Looking to get hitched, just not yet
Growing Up to Be a Kid
It snuck up on us like a cat through the night. It was reinforced through print, computers, television and all other mediums put together. Once the words dropped from one person's lips they ran like wildfire through the eyes and ears of the local population, consuming us in a wrath of ribbon, satin, lace and taffeta. We were getting married.
Not any time soon, mind you, but when the four of us first logged on to the Modern Bride Web site, the gleam in all of our eyes could not for the life of us be dulled. We all wanted to get married right then ... well, not actually married per se, but more we all wanted to plan a wedding of our own, to have all the attention focused on us in our long ball gowns and diamond rings, hair done in pin curls and honeymoon in Barbados. It was set. We dreamily set our sights on a last minute lipstick touch up, fluff the train, open the doors and .... ahhhh ...wedding ... me ...
Me? Married? There's a thought that ... well, yes, I have thought about it, but right now I'm 21. I have always thought that being married by 24 or 25 would be ideal. What I didn't realize, however, is that the age of 24, at my present state is oh my God, that's only three years away. I don't even have a boyfriend. I don't even have any prospects. Now, realistically, the young women and even young men for that matter, in my same predicament, could set themselves on a quest for a partner and make this a whole ordeal, because really, in my mind it is becoming an ordeal, but do I have the time? Frankly, no. At the moment I have tests to study for and errands to run, neither of which force me to compromise my intelligence or emotional capacity, and both of which are a hell of a lot easier than marriage.

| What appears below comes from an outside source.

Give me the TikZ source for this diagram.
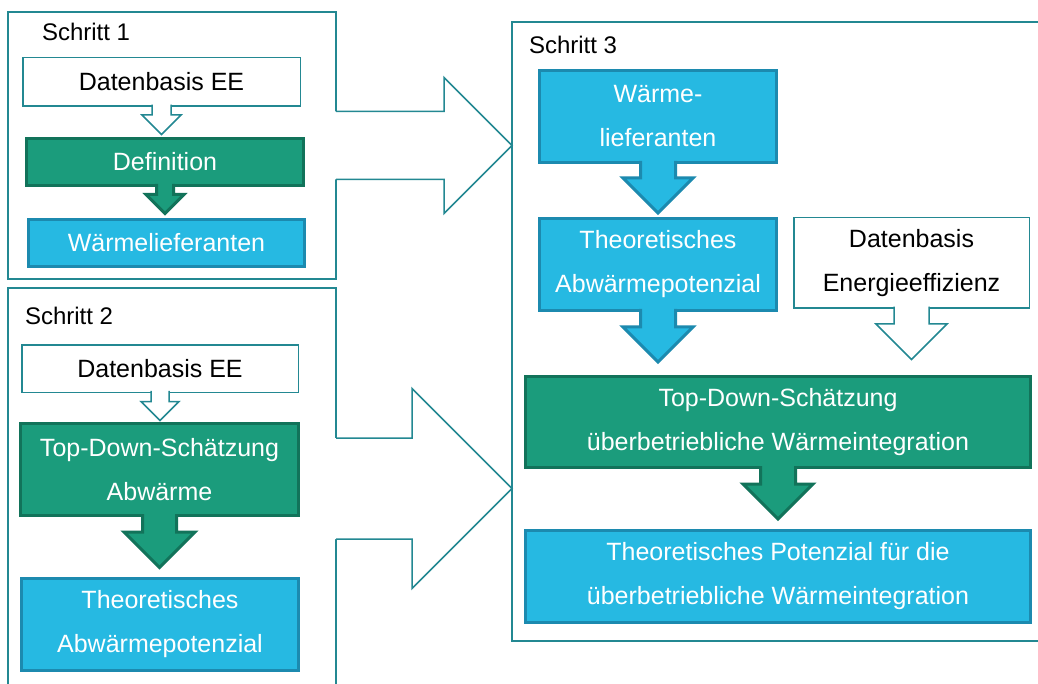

But imagine, as I described before, five or six 20-something girls sitting around in jeans and sweats, faces glued to the computer screen, not furthering their education in anyway except to learn the many intricacies of certain matrimonial Internet sites and possibly the psychology behind creating ideal wedding situations in one's head based solely on a whole lot of hope. It is a far cry from the bobby-socked ponytail days of yore when girls really did marry Bobby the football captain a week after high school graduation. Nowadays marriages seem to come much later in life and even by the two's and three's. According to the National Center for Policy Analysis (NCAP), 14 million Americans between the ages of 25 and 34 have never been married. And in 1998, 56 percent of U.S. adults were married. A pretty high percentage, right? Not really, considering that it is down 12 percentage points since 1978.
It has got to be an unconscious, undiscovered section in the female brain that at some point or another clicks on to weddings, then maybe shuts off after awhile and possibly (if ever) clicks back on at a later date. I'm pretty sure that this self-indulging wedding talk proves only to satisfy one's ego. Face it, your wedding is a day devoted to you. All eyes on you. Bridesmaids' colors, accent colors, what dish to serve, the script used on the invitations, flowers, the church — it is all up to you. You, as the bride, the mother of this child called a wedding, get to choose every aspect, with some help of course, from mothers, friends and the husband-to-be. But in essence, you, as the bride, get to play God. "Power unto me!" you may exclaim in a booming voice as the first picture book of wedding cakes is set in front of you.
According to TheKnot.com, 80 percent of Americans consider marriage part of the "good life." And this piece of the "good life" pie will cost only cost you about $19,000 — a mere pittance compared to the fairy tale weddings of celebrities we are bombarded with on television. So not only can thoughts of weddings consume every atom of our beings, but they can also physically consume every aspect of our wallets. Maybe it is because I am neither married nor engaged, but I cannot fathom spending what for me right now is a year's worth of education on a huge one day party. This is not to say that I wouldn't do it, I just can't see myself doing it right now. Maybe that's because I only have $43.67 in my checking account.
A wedding represents a lot in America's culture: love, friendship, family and a really big party. And there are worse things to which our thoughts could be devoted. The best part about fantasizing about our future weddings, though, is that it is always a happy story, despite what realistic outside factors there may actually be. The pressure seems to be on, now that my friends and I are officially out of our teenage years, to find that man (or woman), zip up that long white dress, pin a veil to our heads and march ourselves down the aisle. But as the group Green Day once sang, "You can't go forcin' somethin' if it's just not right." And marriage is not for everyone. I, personally, enjoy the thought of being married and having a wedding, but not right now.
Although I have heard of a new website that will coordinate my entire wedding entirely on-line as long as I put down a date and my husband to be's name. The hunt is on.
Molly Strzelecki is a new columnist to the Viewpoint page. She is a senior English major at Saint Mary's College. Her column will appear every other Tuesday.
The views expressed in this column are those of the author and not necessarily those of The Observer.